#### [Problem description]
Starting at the first line of the listing below, repeat each line up to and including the one containing "1.228, 1.078, 1.239, 1.339, 1.470, 1.499, 1.486, 1.386]". Leave out pictures.

#### [Raw data]
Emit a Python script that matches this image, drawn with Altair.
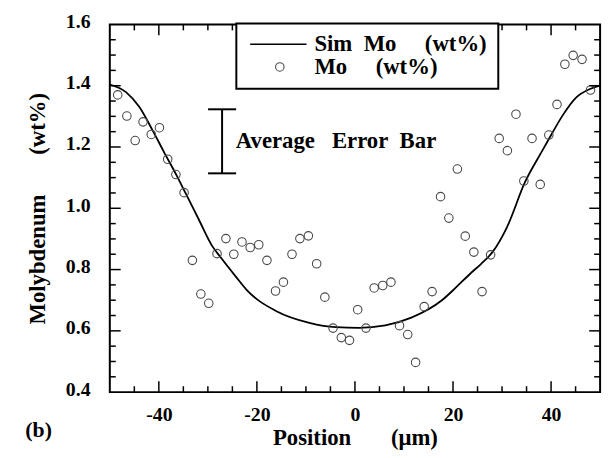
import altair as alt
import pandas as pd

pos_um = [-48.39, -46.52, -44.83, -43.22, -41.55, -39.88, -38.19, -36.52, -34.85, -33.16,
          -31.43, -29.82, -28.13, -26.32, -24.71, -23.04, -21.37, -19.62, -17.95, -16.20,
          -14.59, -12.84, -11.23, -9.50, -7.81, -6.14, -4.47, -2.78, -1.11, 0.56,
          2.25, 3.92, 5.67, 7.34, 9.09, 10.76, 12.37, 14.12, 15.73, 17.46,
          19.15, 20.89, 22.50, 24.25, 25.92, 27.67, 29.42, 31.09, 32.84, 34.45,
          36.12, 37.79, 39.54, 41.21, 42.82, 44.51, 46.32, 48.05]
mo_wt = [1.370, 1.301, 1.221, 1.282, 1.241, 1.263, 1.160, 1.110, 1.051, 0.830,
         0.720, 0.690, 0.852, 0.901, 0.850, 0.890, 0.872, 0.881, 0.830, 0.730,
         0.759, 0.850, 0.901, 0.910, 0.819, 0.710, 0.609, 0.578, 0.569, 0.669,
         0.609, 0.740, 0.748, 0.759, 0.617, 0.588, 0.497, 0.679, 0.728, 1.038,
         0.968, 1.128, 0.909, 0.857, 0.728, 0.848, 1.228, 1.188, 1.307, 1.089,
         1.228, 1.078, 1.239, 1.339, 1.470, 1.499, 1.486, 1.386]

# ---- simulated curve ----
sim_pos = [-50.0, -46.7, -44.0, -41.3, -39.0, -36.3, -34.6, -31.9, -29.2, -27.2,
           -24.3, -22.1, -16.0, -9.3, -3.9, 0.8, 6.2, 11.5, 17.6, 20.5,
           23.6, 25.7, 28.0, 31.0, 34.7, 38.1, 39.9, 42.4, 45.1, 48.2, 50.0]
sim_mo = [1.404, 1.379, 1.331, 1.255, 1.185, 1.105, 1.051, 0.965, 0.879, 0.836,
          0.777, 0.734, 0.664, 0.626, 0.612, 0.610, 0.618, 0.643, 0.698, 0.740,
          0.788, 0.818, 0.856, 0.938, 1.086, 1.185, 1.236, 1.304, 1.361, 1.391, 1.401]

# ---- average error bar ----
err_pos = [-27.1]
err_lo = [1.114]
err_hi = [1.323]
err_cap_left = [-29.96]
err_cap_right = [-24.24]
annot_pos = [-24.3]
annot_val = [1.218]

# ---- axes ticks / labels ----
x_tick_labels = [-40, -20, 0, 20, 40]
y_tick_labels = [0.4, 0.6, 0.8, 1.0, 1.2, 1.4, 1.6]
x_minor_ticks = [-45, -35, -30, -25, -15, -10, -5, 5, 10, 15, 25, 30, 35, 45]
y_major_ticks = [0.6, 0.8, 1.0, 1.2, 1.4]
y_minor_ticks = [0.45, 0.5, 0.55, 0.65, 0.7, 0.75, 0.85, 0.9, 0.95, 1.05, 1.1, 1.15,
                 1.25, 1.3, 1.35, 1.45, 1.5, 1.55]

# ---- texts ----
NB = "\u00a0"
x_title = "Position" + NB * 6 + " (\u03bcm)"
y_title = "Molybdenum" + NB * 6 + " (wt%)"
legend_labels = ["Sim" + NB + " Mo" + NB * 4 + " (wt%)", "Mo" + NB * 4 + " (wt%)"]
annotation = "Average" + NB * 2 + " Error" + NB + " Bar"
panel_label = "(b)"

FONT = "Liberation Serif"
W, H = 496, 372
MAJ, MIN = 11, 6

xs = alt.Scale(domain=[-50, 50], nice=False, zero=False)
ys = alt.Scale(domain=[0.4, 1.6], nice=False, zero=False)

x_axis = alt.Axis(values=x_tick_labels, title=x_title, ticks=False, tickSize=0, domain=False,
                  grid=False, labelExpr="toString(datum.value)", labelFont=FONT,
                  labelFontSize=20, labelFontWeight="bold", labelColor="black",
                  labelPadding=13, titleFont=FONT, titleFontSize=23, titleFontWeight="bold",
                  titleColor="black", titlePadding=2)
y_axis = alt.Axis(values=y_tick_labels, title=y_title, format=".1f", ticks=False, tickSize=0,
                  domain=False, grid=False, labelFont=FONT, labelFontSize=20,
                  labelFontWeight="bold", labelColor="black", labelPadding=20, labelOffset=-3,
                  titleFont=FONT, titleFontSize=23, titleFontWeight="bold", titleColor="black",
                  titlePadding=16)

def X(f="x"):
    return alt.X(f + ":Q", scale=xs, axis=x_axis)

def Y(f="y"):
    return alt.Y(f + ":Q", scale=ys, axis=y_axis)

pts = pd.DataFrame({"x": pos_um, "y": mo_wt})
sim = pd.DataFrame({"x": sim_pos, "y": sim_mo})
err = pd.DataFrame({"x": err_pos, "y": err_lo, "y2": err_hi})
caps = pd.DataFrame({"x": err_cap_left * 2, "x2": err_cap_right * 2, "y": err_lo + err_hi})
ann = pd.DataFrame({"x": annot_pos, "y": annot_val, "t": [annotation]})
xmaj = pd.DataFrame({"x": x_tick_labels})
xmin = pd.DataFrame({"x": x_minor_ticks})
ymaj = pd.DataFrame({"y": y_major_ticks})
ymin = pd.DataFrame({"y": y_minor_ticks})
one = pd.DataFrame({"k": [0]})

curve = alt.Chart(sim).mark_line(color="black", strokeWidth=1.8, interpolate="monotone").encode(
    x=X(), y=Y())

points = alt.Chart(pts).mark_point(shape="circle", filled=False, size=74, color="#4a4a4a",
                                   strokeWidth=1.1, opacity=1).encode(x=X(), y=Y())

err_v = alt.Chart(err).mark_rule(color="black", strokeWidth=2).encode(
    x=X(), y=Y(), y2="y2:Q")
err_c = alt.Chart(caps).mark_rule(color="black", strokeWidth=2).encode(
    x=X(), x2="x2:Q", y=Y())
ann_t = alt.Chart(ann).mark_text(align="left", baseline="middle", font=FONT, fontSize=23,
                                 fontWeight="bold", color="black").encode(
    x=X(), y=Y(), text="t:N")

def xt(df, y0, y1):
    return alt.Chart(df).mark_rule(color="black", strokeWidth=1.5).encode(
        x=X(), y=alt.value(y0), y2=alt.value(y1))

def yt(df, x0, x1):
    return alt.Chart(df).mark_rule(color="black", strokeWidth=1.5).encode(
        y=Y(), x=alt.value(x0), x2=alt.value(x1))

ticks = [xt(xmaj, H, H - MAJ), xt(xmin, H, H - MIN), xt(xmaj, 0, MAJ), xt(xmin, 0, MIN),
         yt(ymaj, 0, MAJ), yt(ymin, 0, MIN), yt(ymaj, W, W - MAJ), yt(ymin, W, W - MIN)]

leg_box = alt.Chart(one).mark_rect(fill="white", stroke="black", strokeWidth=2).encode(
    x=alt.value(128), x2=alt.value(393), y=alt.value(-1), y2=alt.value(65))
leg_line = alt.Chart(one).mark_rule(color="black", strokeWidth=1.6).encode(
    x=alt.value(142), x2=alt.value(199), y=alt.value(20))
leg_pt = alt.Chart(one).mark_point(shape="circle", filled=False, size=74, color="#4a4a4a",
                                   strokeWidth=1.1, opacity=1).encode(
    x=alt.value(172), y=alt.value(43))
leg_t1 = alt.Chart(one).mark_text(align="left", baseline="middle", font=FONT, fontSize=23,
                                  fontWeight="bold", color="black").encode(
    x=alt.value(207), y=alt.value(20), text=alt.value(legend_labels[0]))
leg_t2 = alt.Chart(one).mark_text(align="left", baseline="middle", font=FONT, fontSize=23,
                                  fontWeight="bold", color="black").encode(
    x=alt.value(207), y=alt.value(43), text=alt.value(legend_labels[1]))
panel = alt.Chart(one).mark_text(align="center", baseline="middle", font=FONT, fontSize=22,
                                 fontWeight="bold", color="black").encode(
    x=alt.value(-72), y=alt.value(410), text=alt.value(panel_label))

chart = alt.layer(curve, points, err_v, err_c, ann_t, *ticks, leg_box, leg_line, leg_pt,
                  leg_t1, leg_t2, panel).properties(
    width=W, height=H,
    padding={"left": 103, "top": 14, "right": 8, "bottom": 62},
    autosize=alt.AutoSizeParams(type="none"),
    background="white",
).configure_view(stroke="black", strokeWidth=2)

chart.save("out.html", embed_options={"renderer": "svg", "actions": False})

#### [Written response]
Emit a Python script that matches this image, drawn with Altair.
import altair as alt
import pandas as pd

pos_um = [-48.39, -46.52, -44.83, -43.22, -41.55, -39.88, -38.19, -36.52, -34.85, -33.16,
          -31.43, -29.82, -28.13, -26.32, -24.71, -23.04, -21.37, -19.62, -17.95, -16.20,
          -14.59, -12.84, -11.23, -9.50, -7.81, -6.14, -4.47, -2.78, -1.11, 0.56,
          2.25, 3.92, 5.67, 7.34, 9.09, 10.76, 12.37, 14.12, 15.73, 17.46,
          19.15, 20.89, 22.50, 24.25, 25.92, 27.67, 29.42, 31.09, 32.84, 34.45,
          36.12, 37.79, 39.54, 41.21, 42.82, 44.51, 46.32, 48.05]
mo_wt = [1.370, 1.301, 1.221, 1.282, 1.241, 1.263, 1.160, 1.110, 1.051, 0.830,
         0.720, 0.690, 0.852, 0.901, 0.850, 0.890, 0.872, 0.881, 0.830, 0.730,
         0.759, 0.850, 0.901, 0.910, 0.819, 0.710, 0.609, 0.578, 0.569, 0.669,
         0.609, 0.740, 0.748, 0.759, 0.617, 0.588, 0.497, 0.679, 0.728, 1.038,
         0.968, 1.128, 0.909, 0.857, 0.728, 0.848, 1.228, 1.188, 1.307, 1.089,
         1.228, 1.078, 1.239, 1.339, 1.470, 1.499, 1.486, 1.386]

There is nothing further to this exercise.